Retype only the lines below from the one with "Emit a single-file" to the one with "Motivation (nach Barbuto)</text>", inclusive, skipping every image.

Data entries
■ ■ ■ ■ ■ ■ ■

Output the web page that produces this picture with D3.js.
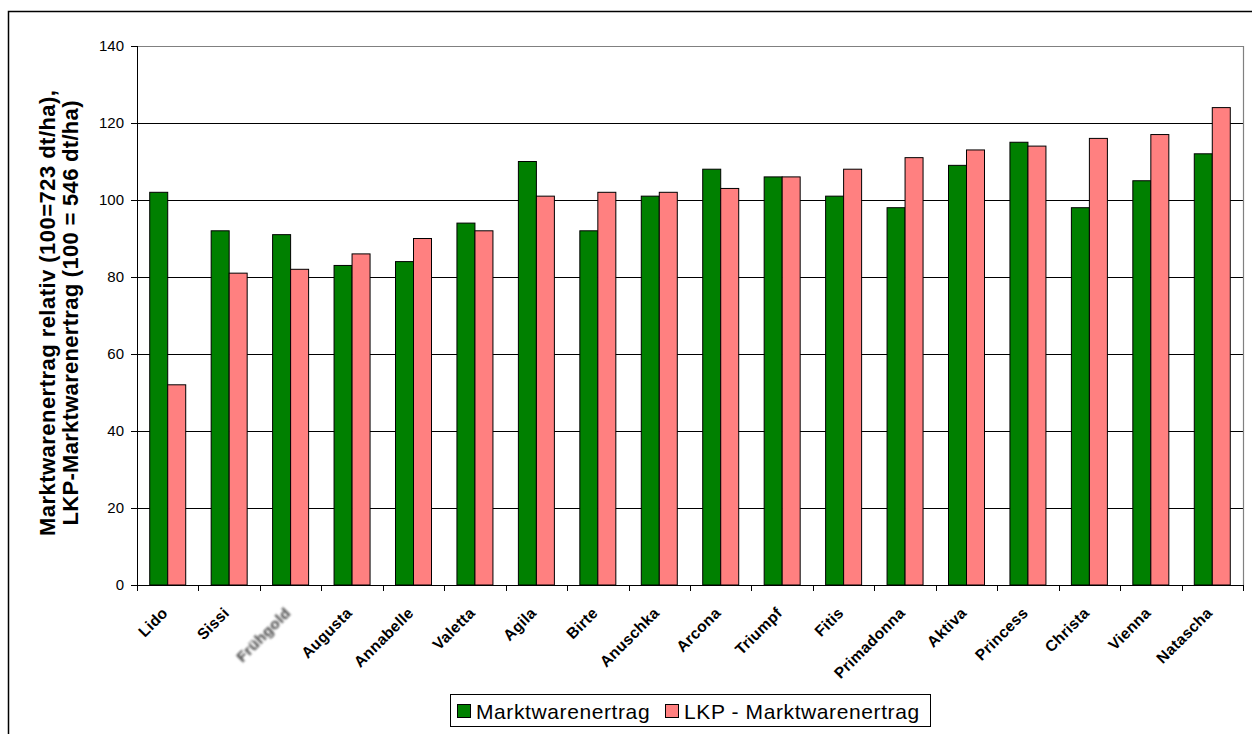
<!DOCTYPE html>
<html><head><meta charset="utf-8">
<script src="https://cdn.jsdelivr.net/npm/d3@7"></script>
<style>
html,body{margin:0;padding:0;background:#fff;}
svg{display:block;font-family:Arial,"Liberation Sans",sans-serif;}
</style></head>
<body>
<svg id="c" width="1252" height="734"></svg>
<script>
const categories = ["Lido","Sissi","Frühgold","Augusta","Annabelle","Valetta","Agila","Birte","Anuschka","Arcona","Triumpf","Fitis","Primadonna","Aktiva","Princess","Christa","Vienna","Natascha"];
const marktwarenertrag = [102,92,91,83,84,94,110,92,101,108,106,101,98,109,115,98,105,112];
const lkpMarktwarenertrag = [52,81,82,86,90,92,101,102,102,103,106,108,111,113,114,116,117,124];
const seriesNames = ["Marktwarenertrag","LKP - Marktwarenertrag"];
const yTicks = [0,20,40,60,80,100,120,140];
const colors = ["#008000","#FF8080"];

const svg = d3.select("#c");
const defs = svg.append("defs");
defs.append("filter").attr("id","blur").attr("x","-20%").attr("y","-20%").attr("width","140%").attr("height","140%")
  .append("feGaussianBlur").attr("stdDeviation",0.9);

// outer frame
svg.append("rect").attr("x",8.5).attr("y",11.5).attr("width",1260).attr("height",740)
  .attr("fill","none").attr("stroke","#000").attr("stroke-width",1.5);

const L=137, R=1243, T=46, B=585;
const x = d3.scaleBand().domain(categories).range([L,R]).paddingInner(0).paddingOuter(0);
const xs = d3.scaleBand().domain([0,1]).range([0,36]);
const y = d3.scaleLinear().domain([0,140]).range([B,T]);
const bw = x.bandwidth();

// gridlines
svg.append("g").selectAll("line").data(yTicks.filter(t=>t>0 && t<140)).join("line")
  .attr("x1",L).attr("x2",R).attr("y1",d=>y(d)+0.5).attr("y2",d=>y(d)+0.5)
  .attr("stroke","#000").attr("stroke-width",1);
// plot border top/right gray
svg.append("path").attr("d",`M${L},${T+0.5}H${R+0.5}V${B}`).attr("fill","none").attr("stroke","#808080").attr("stroke-width",1.2);

// bars
const data = categories.map((c,i)=>({c, v:[marktwarenertrag[i], lkpMarktwarenertrag[i]]}));
const g = svg.append("g");
data.forEach(d=>{
  d.v.forEach((v,j)=>{
    const x0 = x(d.c) + bw/2 - 18 + xs(j);
    g.append("rect").attr("x",x0).attr("y",y(v)).attr("width",xs.bandwidth()).attr("height",B-y(v))
      .attr("fill",colors[j]).attr("stroke","#000").attr("stroke-width",1);
  });
});

// y axis
const ya = svg.append("g").attr("transform",`translate(${L},0)`)
  .call(d3.axisLeft(y).tickValues(yTicks).tickSize(6).tickPadding(7));
ya.select(".domain").attr("d",`M0.5,${T}V${B}`).attr("stroke","#000");
ya.selectAll(".tick line").attr("stroke","#000");
ya.selectAll(".tick text").attr("font-size","15px").attr("fill","#000").attr("font-family","Arial,'Liberation Sans',sans-serif");

// x axis
svg.append("line").attr("x1",L).attr("x2",R+0.5).attr("y1",B+0.5).attr("y2",B+0.5).attr("stroke","#000");
const bounds = categories.map(c=>x(c)).concat([R]);
svg.append("g").selectAll("line").data(bounds).join("line")
  .attr("x1",d=>Math.round(d)+0.5).attr("x2",d=>Math.round(d)+0.5).attr("y1",B).attr("y2",B+6)
  .attr("stroke","#000");
svg.append("g").selectAll("text").data(categories).join("text")
  .attr("transform",c=>`translate(${x(c)+bw/2+1},${B+29}) rotate(-45)`)
  .attr("text-anchor","end")
  .attr("font-size","15.5px").attr("font-weight","bold").attr("letter-spacing","0.3px")
  .attr("fill",c=>c==="Frühgold"?"#444":"#000")
  .attr("filter",c=>c==="Frühgold"?"url(#blur)":null)
  .text(c=>c);

// y title
const yt = svg.append("text").attr("transform",`translate(0,313) rotate(-90)`)
  .attr("text-anchor","middle").attr("font-size","22px").attr("font-weight","bold");
yt.append("tspan").attr("x",0).attr("y",55).attr("textLength",446).attr("lengthAdjust","spacing")
  .text("Marktwarenertrag relativ (100=723 dt/ha),");
yt.append("tspan").attr("x",0).attr("y",78).attr("textLength",425).attr("lengthAdjust","spacing")
  .text("LKP-Marktwarenertrag (100 = 546 dt/ha)");

// legend
const lg = svg.append("g");
lg.append("rect").attr("x",450.5).attr("y",694.5).attr("width",480).attr("height",32)
  .attr("fill","#fff").attr("stroke","#000").attr("stroke-width",1);
const items = [{n:seriesNames[0],c:colors[0],x:457},{n:seriesNames[1],c:colors[1],x:665}];
items.forEach(it=>{
  lg.append("rect").attr("x",it.x+0.5).attr("y",704.5).attr("width",13).attr("height",13)
    .attr("fill",it.c).attr("stroke","#000").attr("stroke-width",1);
  lg.append("text").attr("x",it.x+19).attr("y",719)
    .attr("font-size","21px").attr("letter-spacing","0.6px").attr("fill","#000").text(it.n);
});
</script>
</body></html>
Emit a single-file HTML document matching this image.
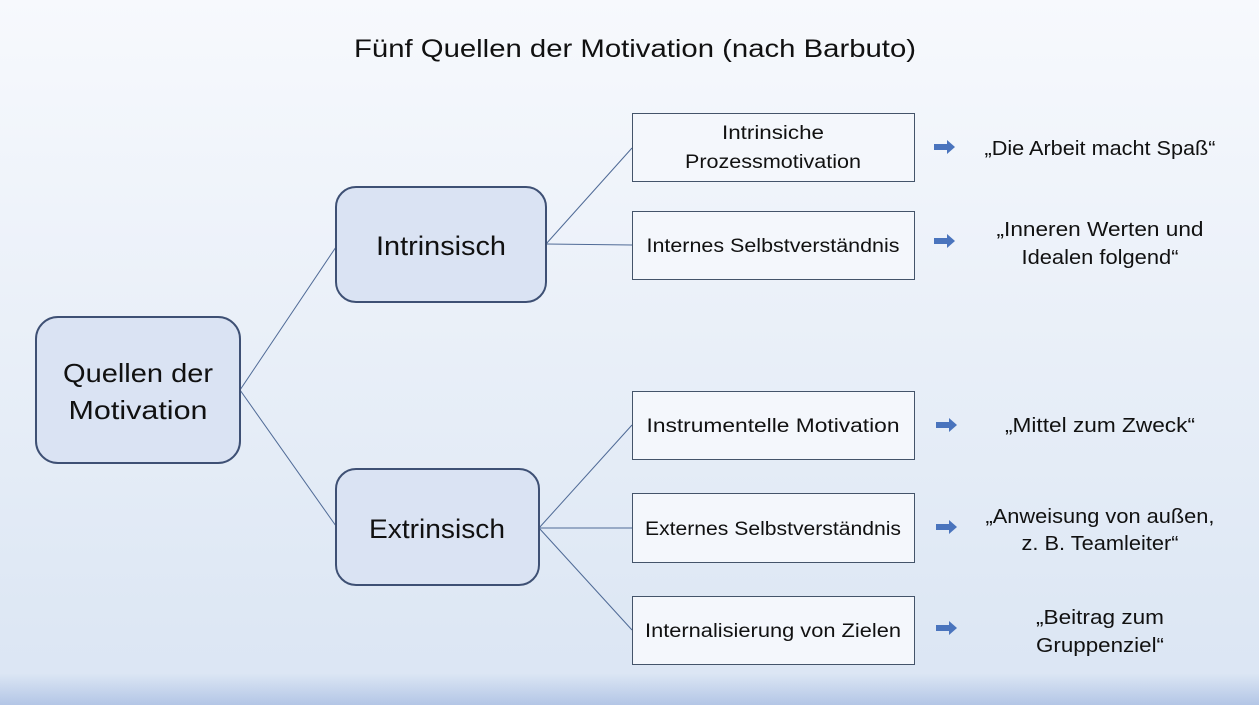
<!DOCTYPE html>
<html><head><meta charset="utf-8"><style>
html,body{margin:0;padding:0;width:1259px;height:705px;overflow:hidden}
svg{display:block}
text{font-family:"Liberation Sans",sans-serif;fill:#111}
</style></head><body>
<svg width="1259" height="705" viewBox="0 0 1259 705" xmlns="http://www.w3.org/2000/svg">
<defs>
<linearGradient id="bg" x1="0" y1="0" x2="0" y2="1">
<stop offset="0" stop-color="#f7f9fd"/>
<stop offset="0.9" stop-color="#dde7f4"/>
<stop offset="0.955" stop-color="#dce6f4"/>
<stop offset="1" stop-color="#b3c6e6"/>
</linearGradient>
<g id="ar"><path d="M0,-3 H13 V-7 L21,0 L13,7 V3 H0 Z" fill="#4a74bd"/></g>
</defs>
<rect width="1259" height="705" fill="url(#bg)"/>
<text x="635" y="57" font-size="25" text-anchor="middle" textLength="562" lengthAdjust="spacingAndGlyphs">Fünf Quellen der Motivation (nach Barbuto)</text>

<g stroke="#4f6a96" stroke-width="1" fill="none">
<line x1="240" y1="390" x2="336" y2="247"/>
<line x1="240" y1="390" x2="336" y2="526"/>
<line x1="546" y1="244" x2="632" y2="148"/>
<line x1="546" y1="244" x2="632" y2="245"/>
<line x1="539" y1="528" x2="632" y2="425"/>
<line x1="539" y1="528" x2="632" y2="528"/>
<line x1="539" y1="528" x2="632" y2="630"/>
</g>

<g fill="#dae3f3" stroke="#3e5074" stroke-width="2">
<rect x="36" y="317" width="204" height="146" rx="22"/>
<rect x="336" y="187" width="210" height="115" rx="20"/>
<rect x="336" y="469" width="203" height="116" rx="20"/>
</g>
<g fill="#f4f7fc" stroke="#44546a" stroke-width="1">
<rect x="632.5" y="113.5" width="282" height="68"/>
<rect x="632.5" y="211.5" width="282" height="68"/>
<rect x="632.5" y="391.5" width="282" height="68"/>
<rect x="632.5" y="493.5" width="282" height="69"/>
<rect x="632.5" y="596.5" width="282" height="68"/>
</g>

<text x="138" y="382" font-size="26" text-anchor="middle" textLength="150" lengthAdjust="spacingAndGlyphs">Quellen der</text>
<text x="138" y="419" font-size="26" text-anchor="middle" textLength="139" lengthAdjust="spacingAndGlyphs">Motivation</text>
<text x="441" y="255" font-size="27" text-anchor="middle" textLength="130" lengthAdjust="spacingAndGlyphs">Intrinsisch</text>
<text x="437" y="538" font-size="27" text-anchor="middle" textLength="136" lengthAdjust="spacingAndGlyphs">Extrinsisch</text>

<g font-size="19" text-anchor="middle">
<text x="773" y="139" textLength="102" lengthAdjust="spacingAndGlyphs">Intrinsiche</text>
<text x="773" y="168" textLength="176" lengthAdjust="spacingAndGlyphs">Prozessmotivation</text>
<text x="773" y="252" textLength="253" lengthAdjust="spacingAndGlyphs">Internes Selbstverständnis</text>
<text x="773" y="432" textLength="253" lengthAdjust="spacingAndGlyphs">Instrumentelle Motivation</text>
<text x="773" y="535" textLength="256" lengthAdjust="spacingAndGlyphs">Externes Selbstverständnis</text>
<text x="773" y="637" textLength="256" lengthAdjust="spacingAndGlyphs">Internalisierung von Zielen</text>
</g>

<use href="#ar" x="934" y="147"/>
<use href="#ar" x="934" y="241"/>
<use href="#ar" x="936" y="425"/>
<use href="#ar" x="936" y="527"/>
<use href="#ar" x="936" y="628"/>

<g font-size="20" text-anchor="middle">
<text x="1100" y="155" textLength="231" lengthAdjust="spacingAndGlyphs">„Die Arbeit macht Spaß“</text>
<text x="1100" y="236" textLength="207" lengthAdjust="spacingAndGlyphs">„Inneren Werten und</text>
<text x="1100" y="264" textLength="157" lengthAdjust="spacingAndGlyphs">Idealen folgend“</text>
<text x="1100" y="432" textLength="190" lengthAdjust="spacingAndGlyphs">„Mittel zum Zweck“</text>
<text x="1100" y="523" textLength="229" lengthAdjust="spacingAndGlyphs">„Anweisung von außen,</text>
<text x="1100" y="550" textLength="157" lengthAdjust="spacingAndGlyphs">z. B. Teamleiter“</text>
<text x="1100" y="624" textLength="128" lengthAdjust="spacingAndGlyphs">„Beitrag zum</text>
<text x="1100" y="652" textLength="128" lengthAdjust="spacingAndGlyphs">Gruppenziel“</text>
</g>
</svg>
</body></html>
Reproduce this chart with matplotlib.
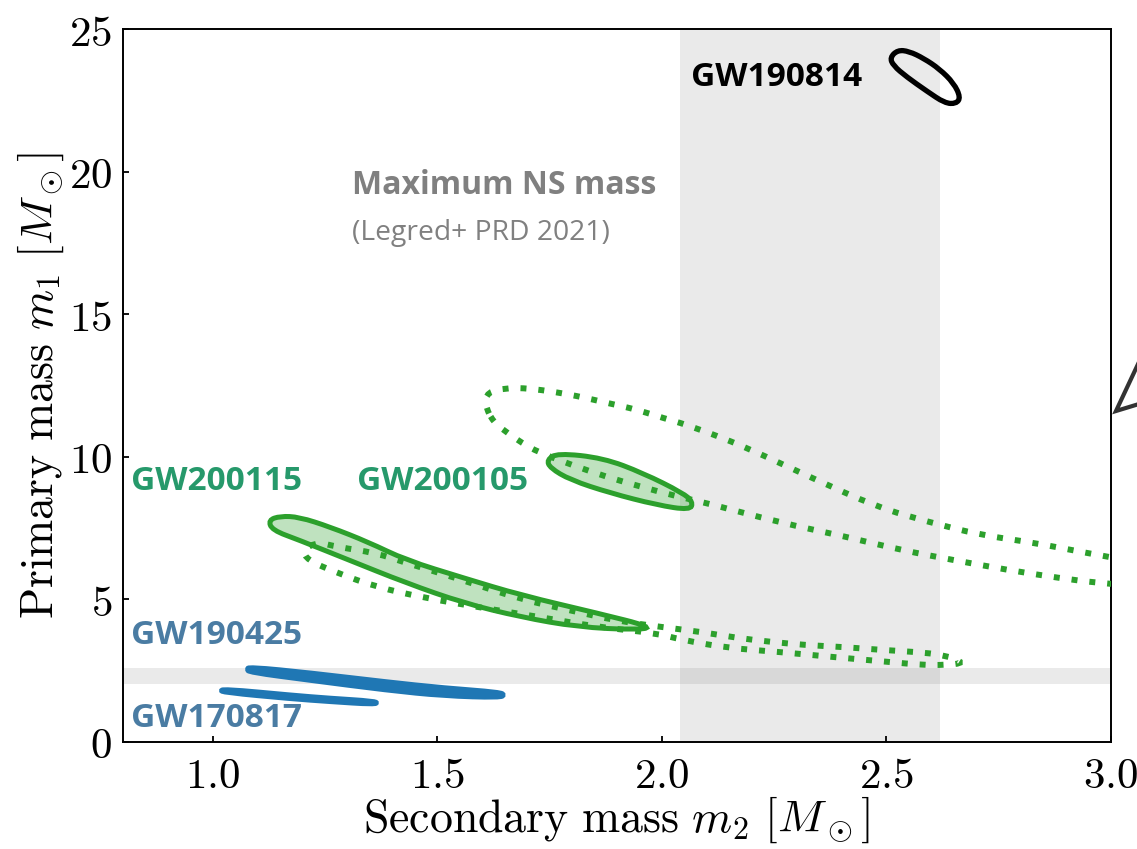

■ ■ ■ ■ ■ ■ ■

[Solved problem]:
Emit a single-file HTML document matching this image.
<!DOCTYPE html>
<html><head><meta charset="utf-8"><style>
html,body{margin:0;padding:0;width:1259px;height:705px;overflow:hidden}
svg{display:block}
text{font-family:"Liberation Sans",sans-serif;fill:#111}
</style></head><body>
<svg width="1259" height="705" viewBox="0 0 1259 705" xmlns="http://www.w3.org/2000/svg">
<defs>
<linearGradient id="bg" x1="0" y1="0" x2="0" y2="1">
<stop offset="0" stop-color="#f7f9fd"/>
<stop offset="0.9" stop-color="#dde7f4"/>
<stop offset="0.955" stop-color="#dce6f4"/>
<stop offset="1" stop-color="#b3c6e6"/>
</linearGradient>
<g id="ar"><path d="M0,-3 H13 V-7 L21,0 L13,7 V3 H0 Z" fill="#4a74bd"/></g>
</defs>
<rect width="1259" height="705" fill="url(#bg)"/>
<text x="635" y="57" font-size="25" text-anchor="middle" textLength="562" lengthAdjust="spacingAndGlyphs">Fünf Quellen der Motivation (nach Barbuto)</text>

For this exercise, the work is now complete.